In the end, however, it's the final 15 minutes of every Gromfest that usually contain the event's real highlight. This is when the Push 'n' Surf division is held. The absolute youngest surfers, some just scratching at 4 years old and some standing on a board for the first time, are assisted by a parent, sibling, or friend. The assistant guides them out to the break and carefully helps by "pushing" the board and mini-surfer into a wave. The grom's family as well as the entire beach of spectators erupt into a roar of cheers and applause encouraging and rewarding the new star! This division is absolutely free, and all the participants are awarded prizes (in addition to cheers).
The 2018 D.J. Gromfest is scheduled for July 7 & 8.
Another Folly Beach Wahine Classic is in our rear view mirror. This year's event, like its predecessors, was filled with smiles, fun, sun, and . . . small waves.
The all-women event was held at the Washout, Folly Beach on June 2 & 3. The McKevlin's Crew was out in full force and scored several impressive victories:
Hampen Thomas captured 3rd in Girls Longboard, Sylvia Windham took 2nd in Girls Shortboard, and Kristin Tanner posted a 6th in Womens Longboard, a 4th in Womens Shortboard, and was awarded the Hottest Longboard Ride with an 8.1 out of 10 score!
Meanwhile, Perng Hutson, the shop's assistant manager, and Kate Barattini, our ambassador of stoke management, went home with the most hardware! Perng received 4th in Ladies Shortboard, 2nd in Ladies Longboard, and a 3rd in Pro Longboard, giving her a $300 check. Kate Barattini won the Pro Longboard division (and a $1,000 check) and took home 3rd place in Womens Shortboard and 1st in Womens Longboard.
This contest always draws competitors from all over - not just little South Carolina. Thanks to Co-Directors, Liz Chirles and Patti Dawson as well as all the hard-working judges, tabulators, volunteers, contestants, and sponsors. We're already looking ahead to the 2019 Classic!
The Folly Beach Wahine Classic will be held this weekend (June 2 & 3) at the Washout on, where else?, Folly Beach, of course. This is truly a contest where the fun is contagious. If you haven't signed up yet, you may be out of luck! The entry deadline has passed, but if there happens to be room in one of your division's heats, you might get lucky and sneak in.
Whether you're competing or not, you don't want to miss this event. Drop by and visit us under the McKevlin's tent. Many of our surf team members (Sylvia Windham, Kristin Tanner, Kate Barattini, Hampden Thomas) will be attending as well as a few of our shop staff (Perng Hutson, Megan Coker, Heather Wall).

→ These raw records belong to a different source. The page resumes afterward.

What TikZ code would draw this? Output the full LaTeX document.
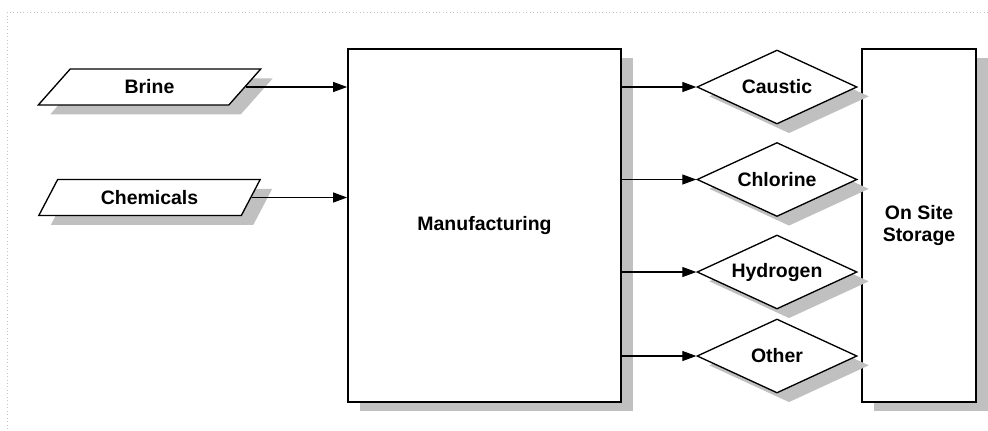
\documentclass[tikz,border=0pt]{standalone}
\usepackage{fontspec}
\setmainfont{Liberation Sans}
\usetikzlibrary{arrows.meta,positioning,shapes.geometric,shadows}
\definecolor{clInk}{HTML}{000000}
\definecolor{clShadow}{HTML}{C0C0C0}
\definecolor{clFrame}{HTML}{C4C4C4}
\tikzset{
  cl font/.style={font=\bfseries\fontsize{14.6}{16.8}\selectfont, text=clInk},
  cl shadow/.style={
    general shadow={fill=clShadow, shadow xshift=9pt, shadow yshift=-7pt}
  },
  cl box/.style={
    rectangle,
    draw=clInk,
    fill=white,
    line width=1.3pt,
    cl shadow,
    cl font,
    align=center,
    inner sep=0pt
  },
  cl input/.style={
    trapezium,
    trapezium left angle=55,
    trapezium right angle=125,
    trapezium stretches=true,
    draw=clInk,
    fill=white,
    line width=1pt,
    minimum width=167pt,
    minimum height=27pt,
    inner sep=0pt,
    cl shadow,
    cl font
  },
  cl product/.style={
    diamond,
    aspect=2.16,
    draw=clInk,
    fill=white,
    line width=1pt,
    minimum width=120pt,
    minimum height=55.5pt,
    inner sep=1pt,
    cl shadow,
    cl font
  },
  cl flow/.style={
    draw=clInk,
    line width=.8pt,
    -{Triangle[length=10.5pt,width=7.5pt]}
  },
  cl frame/.style={draw=clFrame, line width=.6pt, dotted}
}

\begin{document}
\begin{tikzpicture}[x=.75pt,y=-.75pt]
  \useasboundingbox (0,0) rectangle (988,430);
  \draw[cl frame] (988,12) -- (7,12) -- (7,430);

  % plant and storage
  \node[cl box, minimum width=204.75pt, minimum height=264.75pt] (manufacturing) at (484.5,225.5) {Manufacturing};
  \node[cl box, minimum width=85.5pt, minimum height=264.75pt] (storage) at (919,225.5) {On Site\\Storage};

  % feeds
  \node[cl input] (brine) at (149.5,87) {Brine};
  \node[cl input] (chemicals) at (149.5,197.5) {Chemicals};

  % products
  \node[cl product] (caustic) at (777,87) {Caustic};
  \node[cl product] (chlorine) at (777,179.5) {Chlorine};
  \node[cl product] (hydrogen) at (777,272) {Hydrogen};
  \node[cl product] (other) at (777,356) {Other};

  \draw[cl flow] (brine.east) -- (brine.east -| manufacturing.west);
  \draw[cl flow] (chemicals.east) -- (chemicals.east -| manufacturing.west);
  \draw[cl flow] (manufacturing.east |- caustic.west) -- (caustic.west);
  \draw[cl flow] (manufacturing.east |- chlorine.west) -- (chlorine.west);
  \draw[cl flow] (manufacturing.east |- hydrogen.west) -- (hydrogen.west);
  \draw[cl flow] (manufacturing.east |- other.west) -- (other.west);
\end{tikzpicture}
\end{document}
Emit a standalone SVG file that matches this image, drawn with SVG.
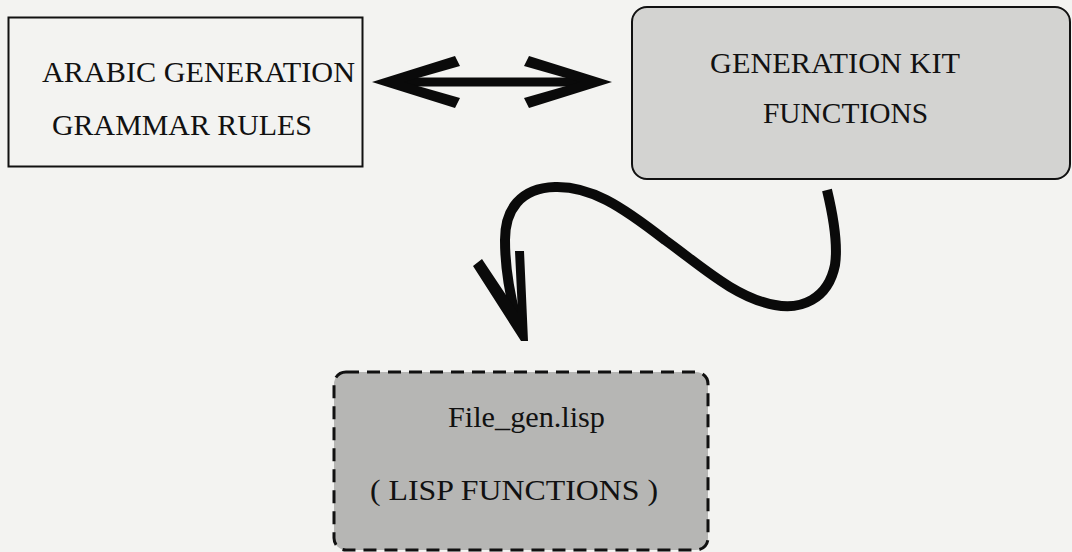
<svg xmlns="http://www.w3.org/2000/svg" width="1072" height="552" viewBox="0 0 1072 552">
<defs>
<style>
.ln{fill:none;stroke:#0a0a0a;stroke-linecap:butt;stroke-linejoin:round}
.hd{fill:#0a0a0a;stroke:none}
</style>
</defs>
<rect width="1072" height="552" fill="#f3f3f1"/>
<g id="grammar">
<rect x="8.5" y="17.5" width="354" height="149" fill="#f3f3f1" stroke="#111" stroke-width="2"/>
<text font-family="Liberation Serif" font-size="30" fill="#111" x="42" y="82" textLength="313" lengthAdjust="spacingAndGlyphs">ARABIC GENERATION</text>
<text font-family="Liberation Serif" font-size="30" fill="#111" x="52" y="135" textLength="260" lengthAdjust="spacingAndGlyphs">GRAMMAR RULES</text>
</g>
<g id="kit">
<rect x="632" y="7" width="438" height="172" rx="15" fill="#d3d3d1" stroke="#111" stroke-width="2"/>
<text font-family="Liberation Serif" font-size="30" fill="#111" x="710" y="73" textLength="250" lengthAdjust="spacingAndGlyphs">GENERATION KIT</text>
<text font-family="Liberation Serif" font-size="30" fill="#111" x="763" y="123" textLength="165" lengthAdjust="spacingAndGlyphs">FUNCTIONS</text>
</g>
<g id="lisp">
<rect x="334" y="372" width="374" height="178" rx="12" fill="#b6b6b4" stroke="#111" stroke-width="3" stroke-dasharray="13 8"/>
<text font-family="Liberation Serif" font-size="30" fill="#111" x="448" y="427" textLength="157" lengthAdjust="spacingAndGlyphs">File_gen.lisp</text>
<text font-family="Liberation Serif" font-size="30" fill="#111" x="370" y="500" textLength="288" lengthAdjust="spacingAndGlyphs">( LISP  FUNCTIONS )</text>
</g>
<g id="connectors">
<line class="ln" x1="398" y1="82" x2="586" y2="82" stroke-width="9"/>
<polygon class="hd" points="372,82 455,56 460,66 404,82 460,98 455,108"/>
<polygon class="hd" points="612,82 529,56 524,66 580,82 524,98 529,108"/>
<path class="ln" d="M827,190 C833,215 838,245 835,265 C828,300 800,310 775,305 C735,298 700,265 665,240 C620,205 590,186 555,187 C520,188 505,210 505,240 C505,270 510,295 516,318" stroke-width="10"/>
<polygon class="hd" points="473,266 482,259 518,313 515,251 524,251 528,341 521,341"/>
</g>
</svg>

To read more about these ladies, go: HERE.
And, on your way to the Washout, be sure to drop by the shop to enter the 2018 D.J. McKevlin Gromfest. That contest's for 18 and under only and is set for July 7 & 8.
The Southern South Carolina district of the ESA held their second contest of the year on May 19, 2018 at the Washout on Folly Beach. This contest was held in better-than-usual contest waves and less than perfect weather conditions! Great for competitors/not so nice for everyone else. McKevlin's Surf Team posted 4 competitors. Sylvia Windham took home the 1st place trophy in Girls U-16 shortboard and in Jr. Women U-18 shortboard. She also scored a 2nd place in Jr. Women longboard. Hampden Thomas managed a 4th in Jr. Women U-18 and a 3rd in Jr. Women Longboard. Also, Kristin Tanner won the Women's division.
Representing the male side of the team, Griffin Jackson took 2nd place in Boys shortboard U-16, a 4th in Jr. Men U-18, and a 4th in Jr. Men Longboard.
The next contest scheduled is the Folly Beach Wahine Classic on June 2 and 3.